------ PROVIDED MATERIAL

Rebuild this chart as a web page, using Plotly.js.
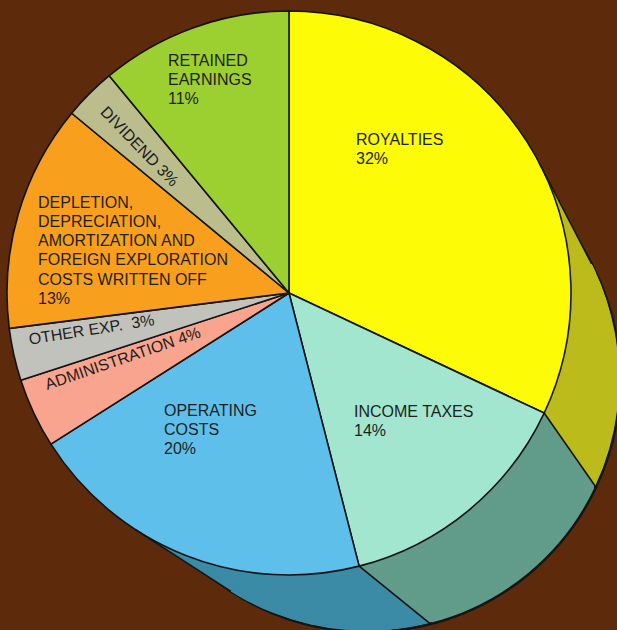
<!DOCTYPE html>
<html>
<head>
<meta charset="utf-8">
<script src="https://cdn.plot.ly/plotly-3.0.1.min.js"></script>
<style>
  html, body { margin: 0; padding: 0; background: #5e2a0c; overflow: hidden; width: 617px; height: 630px; }
  #chart { width: 700px; height: 700px; }
</style>
</head>
<body>
<div id="chart"></div>
<script>
// ---- data ----
const categories = ["Royalties", "Income taxes", "Operating costs", "Administration",
  "Other exp.", "Depletion, depreciation, amortization and foreign exploration costs written off",
  "Dividend", "Retained earnings"];
const shares = [32, 14, 20, 4, 3, 13, 3, 11];
const labelLines = [
  ["ROYALTIES"],
  ["INCOME TAXES"],
  ["OPERATING", "COSTS"],
  ["ADMINISTRATION"],
  ["OTHER EXP. "],
  ["DEPLETION,", "DEPRECIATION,", "AMORTIZATION AND", "FOREIGN EXPLORATION", "COSTS WRITTEN OFF"],
  ["DIVIDEND"],
  ["RETAINED", "EARNINGS"]
];

// ---- style ----
const topColors  = ["#fdfb06", "#a2e6cf", "#5ec0ea", "#f8a48e", "#c2c2bc", "#f8a01e", "#bcbd8c", "#9ccf30"];
const sideColors = ["#bcbb1c", "#629c8a", "#3b8ba6", "#b07060", "#888884", "#b06a10", "#85855c", "#6c9020"];
const edgeColor = "#141414";

const W = 700, H = 700;
const front = {cx: 289, cy: 293, r: 282};
const back  = {cx: 368, cy: 380, r: 252};
const steps = 40;

function dom(c) {
  return { x: [(c.cx - c.r) / W, (c.cx + c.r) / W], y: [1 - (c.cy + c.r) / H, 1 - (c.cy - c.r) / H] };
}
function lerp(t) {
  return { cx: front.cx + t * (back.cx - front.cx), cy: front.cy + t * (back.cy - front.cy), r: front.r + t * (back.r - front.r) };
}
function pieTrace(c, colors, lw) {
  return {
    type: "pie", labels: categories, values: shares, sort: false, direction: "clockwise", rotation: 0,
    domain: dom(c), textinfo: "none", hoverinfo: "skip", showlegend: false,
    marker: { colors: colors, line: { color: edgeColor, width: lw } }
  };
}

const traces = [];
traces.push(pieTrace(back, sideColors, 2.5));
for (let k = steps - 1; k >= 1; k--) traces.push(pieTrace(lerp(k / steps), sideColors, 0));
traces.push(pieTrace(front, topColors, 1.6));

// ---- extrusion outlines (derived from geometry and slice boundaries) ----
const px = x => x / W, py = y => 1 - y / H;
const shapes = [];
function seg(x0, y0, x1, y1, w) {
  shapes.push({ type: "line", xref: "paper", yref: "paper", layer: "above",
    x0: px(x0), y0: py(y0), x1: px(x1), y1: py(y1), line: { color: edgeColor, width: w } });
}
const dx = back.cx - front.cx, dy = back.cy - front.cy, L = Math.hypot(dx, dy), dr = front.r - back.r;
const phi = Math.atan2(dy, dx), alpha = Math.acos(dr / L);
[phi - alpha, phi + alpha].forEach(a => {
  const nx = Math.cos(a), ny = Math.sin(a);
  seg(front.cx + front.r * nx, front.cy + front.r * ny, back.cx + back.r * nx, back.cy + back.r * ny, 1.6);
});
const total = shares.reduce((a, b) => a + b, 0);
let cum = 0;
shares.forEach(v => {
  cum += v;
  const th = cum / total * 2 * Math.PI;
  const nx = Math.sin(th), ny = -Math.cos(th);
  if (nx * dx + ny * dy > dr + 1) {
    seg(front.cx + front.r * nx, front.cy + front.r * ny, back.cx + back.r * nx, back.cy + back.r * ny, 1.6);
  }
});

// ---- labels ----
const font = { family: "Liberation Sans, Arial, sans-serif", size: 16, color: "#1e1e1e" };
const annotations = [];
// multi-line horizontal labels: [index, left x, first line centre y]
const blockPos = { 0: [354, 139], 1: [352, 411], 2: [162, 410], 5: [36, 202], 7: [166, 60] };
const lineGap = 19.3;
Object.keys(blockPos).forEach(key => {
  const i = +key;
  const lines = labelLines[i].concat([shares[i] + "%"]);
  lines.forEach((t, j) => {
    annotations.push({ xref: "paper", yref: "paper", x: px(blockPos[i][0]), y: py(blockPos[i][1] + j * lineGap),
      xanchor: "left", yanchor: "middle", text: t, showarrow: false, font: font });
  });
});
// rotated single-line labels: [index, centre x, centre y, angle]
const rotPos = [[3, 122, 358, -19], [4, 91, 329, -9], [6, 140, 146, 46]];
rotPos.forEach(([i, x, y, ang]) => {
  annotations.push({ xref: "paper", yref: "paper", x: px(x), y: py(y), xanchor: "center", yanchor: "middle",
    text: labelLines[i][0] + " " + shares[i] + "%", textangle: ang, showarrow: false, font: font });
});

Plotly.newPlot("chart", traces, {
  width: W, height: H, margin: { l: 0, r: 0, t: 0, b: 0 },
  paper_bgcolor: "#5e2a0c", plot_bgcolor: "#5e2a0c",
  showlegend: false, shapes: shapes, annotations: annotations
}, { staticPlot: true });
</script>
</body>
</html>
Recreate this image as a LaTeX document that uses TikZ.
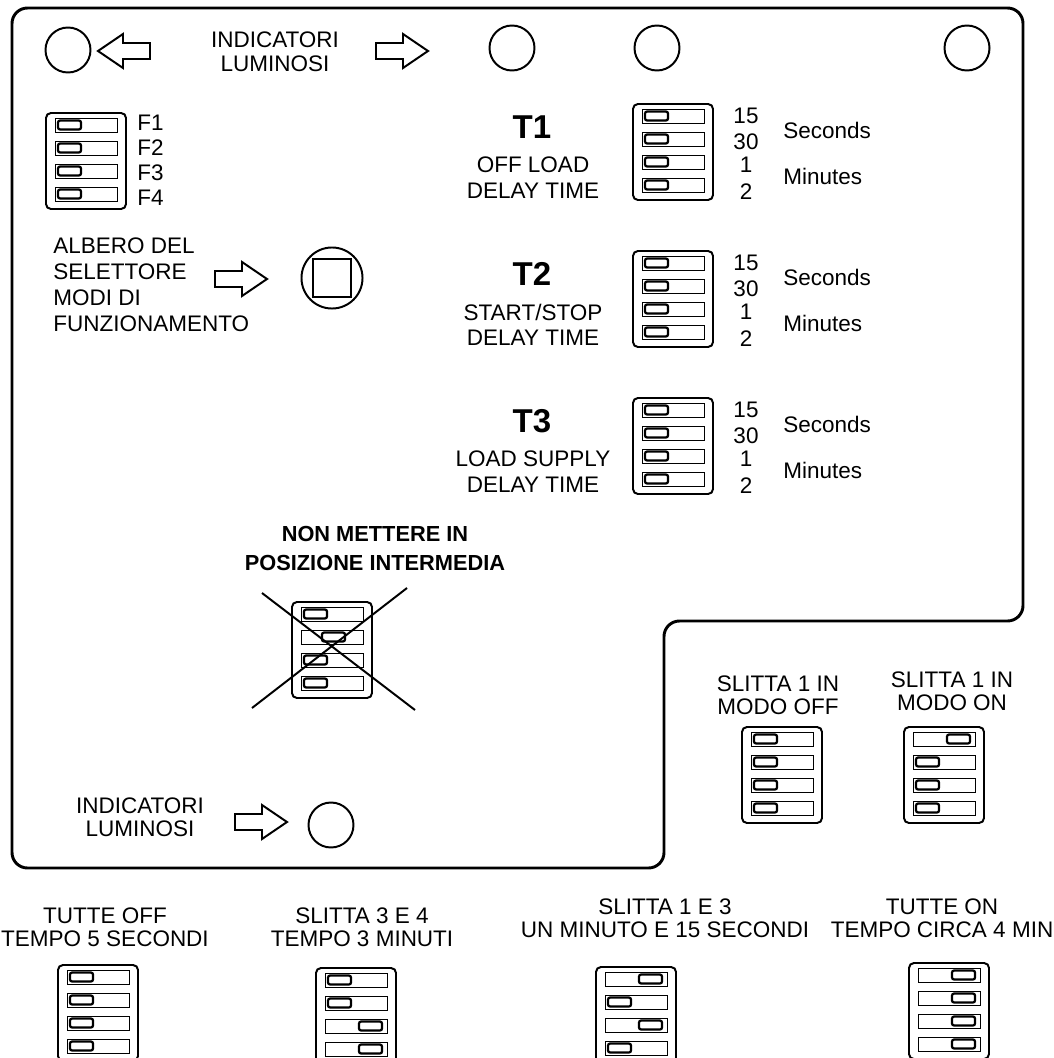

------------

> CHALLENGE: Print out the whole of the material word for word, without pictures.

> RESULT FOR THIS TASK:
Rebuild this chart as a web page, using Plotly.js.
<!DOCTYPE html>
<html>
<head>
<meta charset="utf-8">
<script src="https://cdn.plot.ly/plotly-3.0.1.min.js"></script>
<style>
  html, body { margin: 0; padding: 0; background: #5e2a0c; overflow: hidden; width: 617px; height: 630px; }
  #chart { width: 700px; height: 700px; }
</style>
</head>
<body>
<div id="chart"></div>
<script>
// ---- data ----
const categories = ["Royalties", "Income taxes", "Operating costs", "Administration",
  "Other exp.", "Depletion, depreciation, amortization and foreign exploration costs written off",
  "Dividend", "Retained earnings"];
const shares = [32, 14, 20, 4, 3, 13, 3, 11];
const labelLines = [
  ["ROYALTIES"],
  ["INCOME TAXES"],
  ["OPERATING", "COSTS"],
  ["ADMINISTRATION"],
  ["OTHER EXP. "],
  ["DEPLETION,", "DEPRECIATION,", "AMORTIZATION AND", "FOREIGN EXPLORATION", "COSTS WRITTEN OFF"],
  ["DIVIDEND"],
  ["RETAINED", "EARNINGS"]
];

// ---- style ----
const topColors  = ["#fdfb06", "#a2e6cf", "#5ec0ea", "#f8a48e", "#c2c2bc", "#f8a01e", "#bcbd8c", "#9ccf30"];
const sideColors = ["#bcbb1c", "#629c8a", "#3b8ba6", "#b07060", "#888884", "#b06a10", "#85855c", "#6c9020"];
const edgeColor = "#141414";

const W = 700, H = 700;
const front = {cx: 289, cy: 293, r: 282};
const back  = {cx: 368, cy: 380, r: 252};
const steps = 40;

function dom(c) {
  return { x: [(c.cx - c.r) / W, (c.cx + c.r) / W], y: [1 - (c.cy + c.r) / H, 1 - (c.cy - c.r) / H] };
}
function lerp(t) {
  return { cx: front.cx + t * (back.cx - front.cx), cy: front.cy + t * (back.cy - front.cy), r: front.r + t * (back.r - front.r) };
}
function pieTrace(c, colors, lw) {
  return {
    type: "pie", labels: categories, values: shares, sort: false, direction: "clockwise", rotation: 0,
    domain: dom(c), textinfo: "none", hoverinfo: "skip", showlegend: false,
    marker: { colors: colors, line: { color: edgeColor, width: lw } }
  };
}

const traces = [];
traces.push(pieTrace(back, sideColors, 2.5));
for (let k = steps - 1; k >= 1; k--) traces.push(pieTrace(lerp(k / steps), sideColors, 0));
traces.push(pieTrace(front, topColors, 1.6));

// ---- extrusion outlines (derived from geometry and slice boundaries) ----
const px = x => x / W, py = y => 1 - y / H;
const shapes = [];
function seg(x0, y0, x1, y1, w) {
  shapes.push({ type: "line", xref: "paper", yref: "paper", layer: "above",
    x0: px(x0), y0: py(y0), x1: px(x1), y1: py(y1), line: { color: edgeColor, width: w } });
}
const dx = back.cx - front.cx, dy = back.cy - front.cy, L = Math.hypot(dx, dy), dr = front.r - back.r;
const phi = Math.atan2(dy, dx), alpha = Math.acos(dr / L);
[phi - alpha, phi + alpha].forEach(a => {
  const nx = Math.cos(a), ny = Math.sin(a);
  seg(front.cx + front.r * nx, front.cy + front.r * ny, back.cx + back.r * nx, back.cy + back.r * ny, 1.6);
});
const total = shares.reduce((a, b) => a + b, 0);
let cum = 0;
shares.forEach(v => {
  cum += v;
  const th = cum / total * 2 * Math.PI;
  const nx = Math.sin(th), ny = -Math.cos(th);
  if (nx * dx + ny * dy > dr + 1) {
    seg(front.cx + front.r * nx, front.cy + front.r * ny, back.cx + back.r * nx, back.cy + back.r * ny, 1.6);
  }
});

// ---- labels ----
const font = { family: "Liberation Sans, Arial, sans-serif", size: 16, color: "#1e1e1e" };
const annotations = [];
// multi-line horizontal labels: [index, left x, first line centre y]
const blockPos = { 0: [354, 139], 1: [352, 411], 2: [162, 410], 5: [36, 202], 7: [166, 60] };
const lineGap = 19.3;
Object.keys(blockPos).forEach(key => {
  const i = +key;
  const lines = labelLines[i].concat([shares[i] + "%"]);
  lines.forEach((t, j) => {
    annotations.push({ xref: "paper", yref: "paper", x: px(blockPos[i][0]), y: py(blockPos[i][1] + j * lineGap),
      xanchor: "left", yanchor: "middle", text: t, showarrow: false, font: font });
  });
});
// rotated single-line labels: [index, centre x, centre y, angle]
const rotPos = [[3, 122, 358, -19], [4, 91, 329, -9], [6, 140, 146, 46]];
rotPos.forEach(([i, x, y, ang]) => {
  annotations.push({ xref: "paper", yref: "paper", x: px(x), y: py(y), xanchor: "center", yanchor: "middle",
    text: labelLines[i][0] + " " + shares[i] + "%", textangle: ang, showarrow: false, font: font });
});

Plotly.newPlot("chart", traces, {
  width: W, height: H, margin: { l: 0, r: 0, t: 0, b: 0 },
  paper_bgcolor: "#5e2a0c", plot_bgcolor: "#5e2a0c",
  showlegend: false, shapes: shapes, annotations: annotations
}, { staticPlot: true });
</script>
</body>
</html>
Recreate this image as a LaTeX document that uses TikZ.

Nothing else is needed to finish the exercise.